They are a glowing union of life and light surrounded by darkness, two orbiting stars whose luminous love may be the only warmth in an otherwise empty barren universe. The man gently touches the woman’s chest. Both have eyes of infinite gentleness, a noble yet humble tenderness.
In the National Gallery, Rembrandt’s masterpiece of love and inwardness is called Couple Posing as Isaac and Rebecca, and can currently be seen in the great exhibition Rembrandt: The Late Works – but its popular title is The Jewish Bride. That traditional name seems fitting to me, for it conveys the philosemitism of one of Europe’s greatest painters.
This term philosemitism has been caustically debated recently. Julie Burchill’s new book in which she protests her admiration not just for Jewish people but her peculiar macho vision of Jewishness is giving it a bad name. But as a non-Jewish admirer of Jewish culture myself, I find this critique of philosemitism a bit troubling. What do you prefer – antisemitism?
Hatred of Jews remains the most persistent and lethal form of racism in history. No other ethnic identity has faced such a sustained and efficient attempt to eradicate it by a powerful modern industrial state, that left more than 5 million people dead and entire cultural worlds extinguished.
The Holocaust was the outcome of a vicious antisemitism going back deep into Europe’s history. The First Crusade started with a slaughter of Jews in the Rhineland in 1096 even before the bloodthirsty knights got to Jerusalem and massacred its inhabitants of all faiths. Nor can Britain complacently imagine we were different. In 1290 the Jewish population of this country was expelled. It took Oliver Cromwell to end the exclusion. Rabid antisemitism scars Christopher Marlowe’s play The Jew of Malta and cannot be written out of Shakespeare’s The Merchant of Venice.
This hatred is not safely confined to the past. Ukip, on the edge of becoming a mainstream British political party, is allied in the European parliament with a Polish far-right Hitler fan. Meanwhile antisemitic attacks increased this year.
The counter-tradition of philosemitism, which long predates Julie Burchill, surely should be praised rather than condemned. One writer whose philosemitism often goes unnoticed is Giorgio Vasari, whose 16th-century book The Lives of the Artists tells how Rome’s Jewish population adopted Michelangelo’s statue of Moses as an icon. Vasari says Roman Jews would go and see it regularly. Centuries later Sigmund Freud would describe his own visit to the Moses as a kind of pilgrimage.
Michelangelo’s Moses belongs to a category of European art that so deeply identifies with the Old Testament it can be seen as “Jewish”. For Michelangelo, the man who led the Israelites out of Egypt is one of the great heroes of history: that was how Renaissance thinkers saw Moses, as a great secular leader. Machiavelli praises him in The Prince.

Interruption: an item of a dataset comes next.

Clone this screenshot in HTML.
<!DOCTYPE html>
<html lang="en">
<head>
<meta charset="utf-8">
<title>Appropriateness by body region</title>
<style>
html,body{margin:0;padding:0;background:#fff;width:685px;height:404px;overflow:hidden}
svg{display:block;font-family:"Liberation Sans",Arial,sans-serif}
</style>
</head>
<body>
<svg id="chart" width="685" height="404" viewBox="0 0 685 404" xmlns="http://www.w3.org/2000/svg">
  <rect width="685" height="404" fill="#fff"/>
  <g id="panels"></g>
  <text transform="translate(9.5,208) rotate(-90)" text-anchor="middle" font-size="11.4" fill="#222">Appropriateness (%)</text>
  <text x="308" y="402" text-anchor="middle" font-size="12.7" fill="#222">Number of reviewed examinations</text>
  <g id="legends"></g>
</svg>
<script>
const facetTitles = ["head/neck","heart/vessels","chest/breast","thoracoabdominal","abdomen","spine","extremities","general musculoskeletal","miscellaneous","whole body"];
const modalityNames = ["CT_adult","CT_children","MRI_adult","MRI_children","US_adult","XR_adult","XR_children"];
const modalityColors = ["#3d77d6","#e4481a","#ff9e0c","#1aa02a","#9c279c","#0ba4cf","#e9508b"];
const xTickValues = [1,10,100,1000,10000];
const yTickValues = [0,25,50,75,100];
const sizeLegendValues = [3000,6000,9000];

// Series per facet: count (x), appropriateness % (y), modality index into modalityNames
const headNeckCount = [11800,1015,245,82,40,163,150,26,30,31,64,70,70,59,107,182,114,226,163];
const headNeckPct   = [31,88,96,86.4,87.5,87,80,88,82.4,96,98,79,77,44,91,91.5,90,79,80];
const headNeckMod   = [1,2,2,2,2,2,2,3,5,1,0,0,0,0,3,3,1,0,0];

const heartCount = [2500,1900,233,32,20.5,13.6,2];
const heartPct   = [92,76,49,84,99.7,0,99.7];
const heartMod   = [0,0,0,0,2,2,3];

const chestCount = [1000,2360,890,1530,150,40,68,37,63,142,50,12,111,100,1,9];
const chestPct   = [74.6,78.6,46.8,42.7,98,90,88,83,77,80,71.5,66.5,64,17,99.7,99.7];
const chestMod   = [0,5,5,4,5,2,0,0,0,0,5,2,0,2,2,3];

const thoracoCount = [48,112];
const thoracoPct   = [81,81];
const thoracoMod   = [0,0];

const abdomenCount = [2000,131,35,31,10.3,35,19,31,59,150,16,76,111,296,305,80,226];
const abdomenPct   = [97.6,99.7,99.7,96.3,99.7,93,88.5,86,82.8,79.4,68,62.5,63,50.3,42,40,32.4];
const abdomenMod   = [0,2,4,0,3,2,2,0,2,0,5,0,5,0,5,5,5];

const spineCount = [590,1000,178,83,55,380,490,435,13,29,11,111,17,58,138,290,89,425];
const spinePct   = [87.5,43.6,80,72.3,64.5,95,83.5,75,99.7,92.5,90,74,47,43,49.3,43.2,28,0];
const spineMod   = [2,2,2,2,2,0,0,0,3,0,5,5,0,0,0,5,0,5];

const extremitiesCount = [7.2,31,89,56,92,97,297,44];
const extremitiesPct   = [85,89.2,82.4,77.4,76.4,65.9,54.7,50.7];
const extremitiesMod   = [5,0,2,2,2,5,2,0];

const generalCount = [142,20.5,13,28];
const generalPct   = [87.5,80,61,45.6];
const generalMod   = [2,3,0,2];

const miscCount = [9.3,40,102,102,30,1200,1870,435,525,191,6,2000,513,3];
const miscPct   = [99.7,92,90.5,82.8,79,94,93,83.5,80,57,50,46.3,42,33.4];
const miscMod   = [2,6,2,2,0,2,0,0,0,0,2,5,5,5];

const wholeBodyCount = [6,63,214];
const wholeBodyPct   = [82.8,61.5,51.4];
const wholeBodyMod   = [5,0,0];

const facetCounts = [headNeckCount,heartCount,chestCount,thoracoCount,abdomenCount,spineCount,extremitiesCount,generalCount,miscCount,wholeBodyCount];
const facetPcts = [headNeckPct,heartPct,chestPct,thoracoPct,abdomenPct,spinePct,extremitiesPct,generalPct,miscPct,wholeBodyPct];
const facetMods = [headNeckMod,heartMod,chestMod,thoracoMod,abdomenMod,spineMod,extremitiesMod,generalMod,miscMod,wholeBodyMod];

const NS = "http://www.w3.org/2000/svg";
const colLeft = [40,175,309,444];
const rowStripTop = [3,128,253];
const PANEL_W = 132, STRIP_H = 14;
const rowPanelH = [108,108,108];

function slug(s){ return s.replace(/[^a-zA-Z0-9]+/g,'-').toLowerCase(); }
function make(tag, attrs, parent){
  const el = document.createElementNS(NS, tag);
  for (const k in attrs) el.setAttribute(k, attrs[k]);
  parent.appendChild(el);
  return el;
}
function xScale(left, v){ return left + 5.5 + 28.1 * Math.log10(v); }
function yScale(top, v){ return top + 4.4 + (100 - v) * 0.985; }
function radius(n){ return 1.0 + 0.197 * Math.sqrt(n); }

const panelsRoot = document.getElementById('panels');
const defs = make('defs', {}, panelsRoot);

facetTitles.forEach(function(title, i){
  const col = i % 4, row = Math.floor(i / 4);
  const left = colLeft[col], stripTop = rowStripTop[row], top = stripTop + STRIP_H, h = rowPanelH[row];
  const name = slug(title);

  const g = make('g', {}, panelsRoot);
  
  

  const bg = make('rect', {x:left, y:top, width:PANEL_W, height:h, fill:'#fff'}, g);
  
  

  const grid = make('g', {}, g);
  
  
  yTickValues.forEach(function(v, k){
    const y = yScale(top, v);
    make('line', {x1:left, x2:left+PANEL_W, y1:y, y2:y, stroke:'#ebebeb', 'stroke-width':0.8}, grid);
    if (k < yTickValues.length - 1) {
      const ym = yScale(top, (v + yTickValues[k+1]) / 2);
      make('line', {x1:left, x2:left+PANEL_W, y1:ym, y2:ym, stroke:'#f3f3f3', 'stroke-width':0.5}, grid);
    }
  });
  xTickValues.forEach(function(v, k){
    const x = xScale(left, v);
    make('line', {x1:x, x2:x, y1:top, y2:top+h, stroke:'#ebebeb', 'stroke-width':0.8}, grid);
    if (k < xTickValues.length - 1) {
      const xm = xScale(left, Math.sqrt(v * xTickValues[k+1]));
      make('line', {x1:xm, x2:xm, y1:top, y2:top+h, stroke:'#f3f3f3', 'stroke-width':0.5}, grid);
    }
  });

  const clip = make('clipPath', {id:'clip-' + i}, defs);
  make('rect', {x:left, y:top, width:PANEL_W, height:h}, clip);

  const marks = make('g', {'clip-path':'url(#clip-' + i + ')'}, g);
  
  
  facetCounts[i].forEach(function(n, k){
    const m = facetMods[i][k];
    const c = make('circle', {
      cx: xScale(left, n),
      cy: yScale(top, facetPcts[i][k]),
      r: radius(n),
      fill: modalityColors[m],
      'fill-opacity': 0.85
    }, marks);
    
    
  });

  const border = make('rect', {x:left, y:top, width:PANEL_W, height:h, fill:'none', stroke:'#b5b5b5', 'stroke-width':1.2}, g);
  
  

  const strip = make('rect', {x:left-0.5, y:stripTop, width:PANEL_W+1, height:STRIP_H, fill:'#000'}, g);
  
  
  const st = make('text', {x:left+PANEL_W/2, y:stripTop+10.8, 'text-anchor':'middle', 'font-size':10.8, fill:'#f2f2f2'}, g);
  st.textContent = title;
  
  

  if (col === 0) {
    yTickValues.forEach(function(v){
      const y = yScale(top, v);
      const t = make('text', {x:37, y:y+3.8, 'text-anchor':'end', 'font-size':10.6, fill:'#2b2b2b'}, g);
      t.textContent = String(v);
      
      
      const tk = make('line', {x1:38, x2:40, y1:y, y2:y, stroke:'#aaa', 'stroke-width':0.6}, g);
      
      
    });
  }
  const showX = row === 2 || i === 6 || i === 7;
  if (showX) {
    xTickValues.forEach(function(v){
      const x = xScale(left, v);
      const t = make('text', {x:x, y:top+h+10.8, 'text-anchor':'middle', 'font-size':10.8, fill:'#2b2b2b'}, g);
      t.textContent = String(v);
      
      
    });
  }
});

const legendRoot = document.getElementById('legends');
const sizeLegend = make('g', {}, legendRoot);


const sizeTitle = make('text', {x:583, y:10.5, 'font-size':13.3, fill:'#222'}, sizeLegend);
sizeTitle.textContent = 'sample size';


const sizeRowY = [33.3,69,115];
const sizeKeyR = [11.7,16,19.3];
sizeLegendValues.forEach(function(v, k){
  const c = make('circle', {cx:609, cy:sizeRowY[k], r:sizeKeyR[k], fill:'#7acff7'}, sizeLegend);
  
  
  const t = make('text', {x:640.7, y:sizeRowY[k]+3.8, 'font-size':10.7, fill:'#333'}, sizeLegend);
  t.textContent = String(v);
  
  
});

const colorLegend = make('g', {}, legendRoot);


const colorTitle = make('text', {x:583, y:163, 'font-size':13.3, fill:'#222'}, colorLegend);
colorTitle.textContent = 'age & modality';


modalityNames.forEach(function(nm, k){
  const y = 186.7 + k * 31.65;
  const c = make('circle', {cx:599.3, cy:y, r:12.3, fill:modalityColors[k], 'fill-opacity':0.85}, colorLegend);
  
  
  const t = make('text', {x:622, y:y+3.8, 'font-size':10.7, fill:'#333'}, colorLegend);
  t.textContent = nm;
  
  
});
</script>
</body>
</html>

Rembrandt takes this fascination with the Old Testament and the people whose story it tells to sublime heights. He lived in Amsterdam’s Jewish quarter. Art historians quibble about the true extent of his involvement in Jewish Amsterdam – the chilly academic renaming of The Jewish Bride is part of that scepticism.
But the fact is that Rembrandt imagines himself under the skin of the Old Testament in a way that is self-evidently warm and admiring towards Jewish history and culture. His great painting Belshazaar’s Feast in the National Gallery – not the current show, but the permanent collection – includes Hebrew letters written on the wall, warning the ruler of Babylon of his coming doom. The Late Rembrandt culminates with his moving portrayal of Bathsheba, preparing to suffer the burden of King David’s unjust passion.
I, for one, will always call The Jewish Bride by its traditional name. For Rembrandt is the kind of artist who gives philosemitism a good name.